Single ZnO nanobelt based field effect transistors (FETs).

Electrical properties of single ZnO nanobelt have been examined by fabricating single nanobelt based field effect transistors (FETs). The ZnO nanobelts were grown via non-catalytic simple thermal evaporation process by using metallic zinc powder in the presence of oxygen. The detailed structural and optical characterizations confirmed that the grown nanobelts are well-crystalline with the wurtzite hexagonal phase and exhibiting good optical properties. The passivation effect on the electrical characteristics of the as-grown nanobelts was also evaluated by passivating the fabricated FETs with polymethyl methacrylate (PMMA). The passivated single ZnO nanobelt based FETs exhibited higher electrical performance as compared to non-passivated FETs due to reduction in the physically absorbed chemisorbed species such as O-, O2-, O2, or OH- etc.
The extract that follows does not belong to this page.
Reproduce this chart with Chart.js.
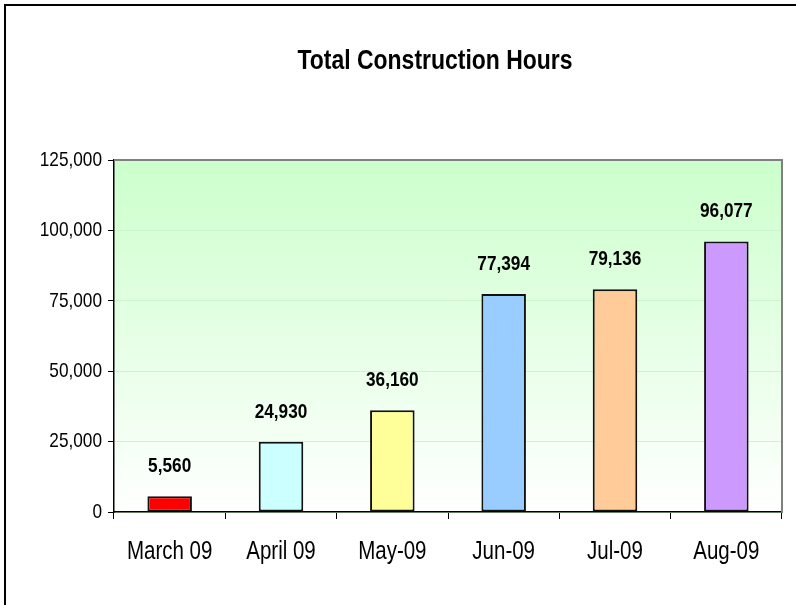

The field effect mobility (micro(eff)) of the fabricated nanobelt based non-passivated and passivated FETs was estimated to be approximately 21.3 and 59 cm2/V x s, respectively. Moreover the carrier concentration and peak transconductance of the fabricated non-passivated and passivated FET were calculated to be approximately 8.73 x 10(17) and approximately 1.86 x 10(18) cm(-3) and approximately 0.76 and 1.4 microS, respectively. This work offers substantial opportunities for further practical electronics and photonics nanodevice applications of ZnO based nanostructures.